How is Kevin Gates, someone who just cracked radio with the August Alsina featured “I Don’t Get Tired” in 2014 and doubled back with two more potent singles in “Really Really” and the now ubiquitous “2 Phones” doing this? With as little fanfare as possible? It’s all in how Gates moves. He’s constantly on the road, touring and pushing out material to fans. Aside from the rather peculiar incident with a female fan in Florida back in 2015, he’s kept his name relatively clean in the headlines. His fan base, just as cultish as that of fellow Baton Rouge king Boosie Badazz by being himself. Drug talk takes on a sometimes macabre and even fascinating weave. His fixation on shouting the praises of eating girl’s asses during sex has led to some laughable yet sincere moments on wax when he has to do so.

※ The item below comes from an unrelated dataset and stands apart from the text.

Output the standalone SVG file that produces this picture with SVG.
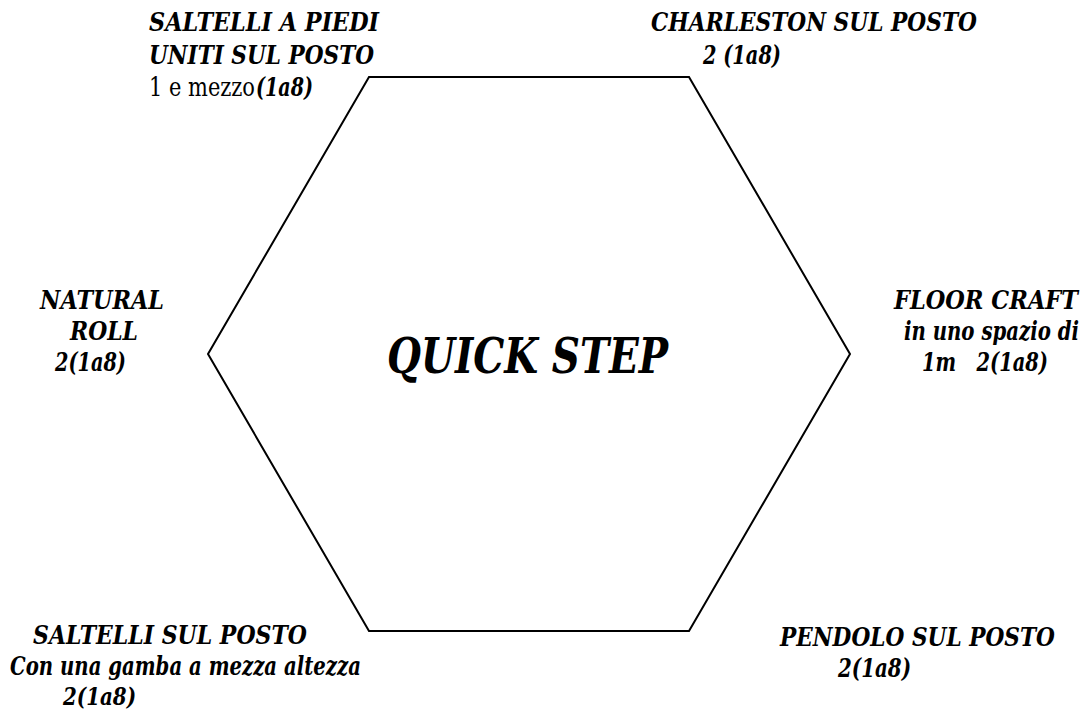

Even as Islah matches Gates’ storytelling sensibilities with that of a big budget rap album thanks to Atlantic Records, it’s still him at the core. Gates is a clear example that fan bases, those of the non-fickle kind will support their favorites, especially those that seem to have the type of charisma Gates does. Atlantic has allowed him to slow build on radio while he gets to maintain a bit of mid-level panache (banking off touring and a consistent social media presence). Future, operating with the kind of work ethic that makes him a beloved figure in today’s circles doesn’t have an album sitting in the Top 50 on Billboard.

Kevin Gates is an outlier — and you can’t really deny it.